65. The issue stands covered by the decision of Pune Bench of Tribunal in John Deere India Pvt. Ltd. Vs DDIT (International Taxation) (supra) and applying the said ratio to the present case, we uphold the order of CIT(A) in holding that there was no requirement to deduct tax at source as the said support services do not make available any technology to the assessee. The DTAA is between India and Sweden and we have in the paras above already referred to the provisions of DTAA between two countries and it falls in  category No.III. In the absence of satisfying the condition of ‘make available’, there was no requirement to deduct tax at source. Accordingly, we dismiss the ground of appeal No.1 raised by Revenue.

66. The second issue raised by Revenue is against order of CIT(A) in allowing relief on account of training charges. The learned Authorized Representative for the assessee pointed out that this ground of appeal is infructuous as no such relief has been given by the CIT(A). On perusal of records, we find merit in the plea of learned Authorized Representative for the assessee. Hence, the ground of appeal No.2 is also dismissed.

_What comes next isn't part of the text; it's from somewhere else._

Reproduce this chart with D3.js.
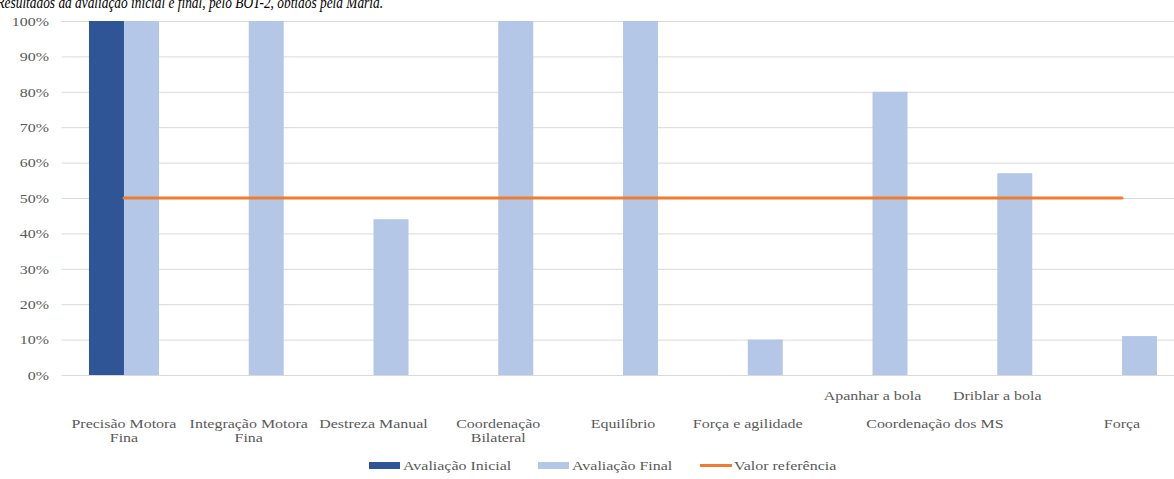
<!DOCTYPE html>
<html>
<head>
<meta charset="utf-8">
<script src="https://cdn.jsdelivr.net/npm/d3@7"></script>
<style>
  html, body { margin: 0; padding: 0; background: #ffffff; }
  svg { display: block; }
  text { font-family: "Liberation Serif", "Times New Roman", serif; }
</style>
</head>
<body>
<svg id="chart" width="1174" height="479"></svg>
<script>
// BOT-2 subtests (inner category level)
const categories = ["Precisão Motora Fina", "Integração Motora Fina", "Destreza Manual",
  "Coordenação Bilateral", "Equilíbrio", "Força e agilidade",
  "Apanhar a bola", "Driblar a bola", "Força"];

// Scores as a fraction of the maximum
const avaliacaoInicial = [1.00, 0, 0, 0, 0, 0, 0, 0, 0];
const avaliacaoFinal   = [1.00, 1.00, 0.44, 1.00, 1.00, 0.10, 0.80, 0.57, 0.11];
const valorReferencia  = [0.50, 0.50, 0.50, 0.50, 0.50, 0.50, 0.50, 0.50, 0.50];

// Category axis: second-level labels (rows) and the categories each one spans
const subLabels   = ["", "", "", "", "", "", "Apanhar a bola", "Driblar a bola", ""];
const groupLabels = [["Precisão Motora", "Fina"], ["Integração Motora", "Fina"], ["Destreza Manual"],
  ["Coordenação", "Bilateral"], ["Equilíbrio"], ["Força e agilidade"], ["Coordenação dos MS"], ["Força"]];
const groupSpans  = [[0, 0], [1, 1], [2, 2], [3, 3], [4, 4], [5, 5], [6, 7], [8, 8]];

const yTicks = [0, 0.1, 0.2, 0.3, 0.4, 0.5, 0.6, 0.7, 0.8, 0.9, 1.0];
const seriesNames = ["Avaliação Inicial", "Avaliação Final", "Valor referência"];

const colors = { inicial: "#2F5597", final: "#B4C7E7", ref: "#ED7D31", text: "#595959", grid: "#D9D9D9" };
const SX = 1.33; // horizontal stretch of the chart lettering

const svg = d3.select("#chart");
const plotLeft = 61.6, plotRight = 1184.4, plotTop = 21, plotBottom = 375;

const x = d3.scaleBand().domain(d3.range(categories.length)).range([plotLeft, plotRight]).padding(0);
const inner = d3.scaleBand().domain(["inicial", "final"]).range([0, x.bandwidth()])
  .paddingInner(0).paddingOuter(0.782);
const y = d3.scaleLinear().domain([0, 1]).range([plotBottom, plotTop]);

// Caption line above the chart (its upper part runs off the top edge)
svg.append("text")
  .attr("transform", "translate(383,7.5) scale(0.81,1)")
  .attr("text-anchor", "end")
  .attr("font-style", "italic")
  .attr("font-size", 16.5)
  .attr("fill", "#000")
  .text("Resultados da avaliação inicial e final, pelo BOT-2, obtidos pela Maria.");

// Horizontal gridlines
svg.append("g")
  .attr("transform", `translate(${plotLeft},0)`)
  .call(d3.axisLeft(y).tickValues(yTicks).tickSize(-(plotRight - plotLeft)).tickFormat(""))
  .call(g => g.select(".domain").remove())
  .call(g => g.selectAll(".tick line").attr("stroke", colors.grid).attr("stroke-width", 1));

// Y-axis labels
svg.append("g")
  .attr("transform", `translate(${plotLeft},0)`)
  .call(d3.axisLeft(y).tickValues(yTicks).tickSize(0).tickFormat(d3.format(".0%")))
  .call(g => g.select(".domain").remove())
  .call(g => g.selectAll(".tick text")
    .attr("x", -9.5)
    .attr("dy", "0.35em")
    .attr("transform", `scale(${SX},1)`)
    .attr("font-family", "Liberation Serif, Times New Roman, serif")
    .attr("font-size", 12)
    .attr("fill", colors.text));

// Bars
const barData = [];
categories.forEach((c, i) => {
  barData.push({ i, key: "inicial", v: avaliacaoInicial[i] });
  barData.push({ i, key: "final", v: avaliacaoFinal[i] });
});
svg.append("g").selectAll("rect")
  .data(barData.filter(d => d.v > 0))
  .join("rect")
  .attr("x", d => x(d.i) + inner(d.key))
  .attr("width", inner.bandwidth())
  .attr("y", d => y(d.v))
  .attr("height", d => y(0) - y(d.v))
  .attr("fill", d => colors[d.key]);

// Reference line
const line = d3.line()
  .x((d, i) => x(i) + x.bandwidth() / 2)
  .y(d => y(d));
svg.append("path")
  .datum(valorReferencia)
  .attr("d", line)
  .attr("fill", "none")
  .attr("stroke", colors.ref)
  .attr("stroke-width", 3)
  .attr("stroke-linecap", "round");

// Stretched text helper
function label(g, px, py, str, anchor) {
  return g.append("text")
    .attr("transform", `translate(${px},${py}) scale(${SX},1)`)
    .attr("text-anchor", anchor || "middle")
    .attr("font-size", 12)
    .attr("fill", colors.text)
    .text(str);
}

// Category axis labels
const xl = svg.append("g");
subLabels.forEach((s, i) => {
  if (s) label(xl, x(i) + x.bandwidth() / 2, 400, s);
});
groupLabels.forEach((lines, k) => {
  const [a, b] = groupSpans[k];
  const cx = (x(a) + x(b) + x.bandwidth()) / 2;
  lines.forEach((ln, j) => label(xl, cx, 428 + j * 13.5, ln));
});

// Legend
const lg = svg.append("g");
const legendItems = [
  { name: seriesNames[0], x: 369, type: "rect", color: colors.inicial },
  { name: seriesNames[1], x: 538, type: "rect", color: colors.final },
  { name: seriesNames[2], x: 700, type: "line", color: colors.ref }
];
legendItems.forEach(it => {
  if (it.type === "rect") {
    lg.append("rect").attr("x", it.x).attr("y", 462).attr("width", 31).attr("height", 7).attr("fill", it.color);
  } else {
    lg.append("line").attr("x1", it.x).attr("x2", it.x + 32).attr("y1", 465.5).attr("y2", 465.5)
      .attr("stroke", it.color).attr("stroke-width", 3);
  }
  label(lg, it.x + 34, 470, it.name, "start");
});
</script>
</body>
</html>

67. Now, coming to the issue raised vide ground of appeal No.3 i.e. in respect of other payments. The first issue is with regard to payment of ₹ 30,81,728/- on account of repairs and maintenance. The CIT(A) vide para 2.7.21 at page 52 of the appellate order has given directions to Assessing Officer to verify the claim of assessee and held that no TDS was required to be deducted out of separate payments for material purchase or machinery part charges. In view thereof, we find no merit in the ground of appeal No.3.1 raised by Revenue in this regard.

68. Now, coming to ground of appeal No.3.2 i.e. another payment i.e. for design charges, wherein in respect of some payments TDS was deducted and the CIT(A) vide para 2.7.24 has directed the Assessing Officer to verify the claim of assessee, in case TDS has already been deducted and paid, then the assessee cannot be held to be in default. Further, the CIT(A) has also held that in respect of balance payments, the same are not taxable as they do not satisfy the condition of ‘make available’.

69. The learned Departmental Representative for the Revenue has failed to controvert the findings of CIT(A) and consequently, we find no merit in the ground of appeal No.3.2 raised by Revenue and the same is dismissed.

70. Now, coming to grounds of appeal No.4 to 6 which are against applicability of provisions of section 206AA of the Act. We have already decided the said issue in the paras above in assessment year 2009-10 and applying the same simile, this ground of appeal raised by Revenue is dismissed.

71. The last issue raised vide grounds of appeal No.7 to 9 is against grossing up of various payments, which has also been decided by us in assessment years 2009-10 and 2010-11. Following the same simile of reasoning, we dismiss the grounds of appeal No.7 to 9 raised by Revenue.

72. In the result, all the appeals of assessee are partly allowed and all the appeals of Revenue are dismissed.

Order pronounced on this 9th day of September, 2019.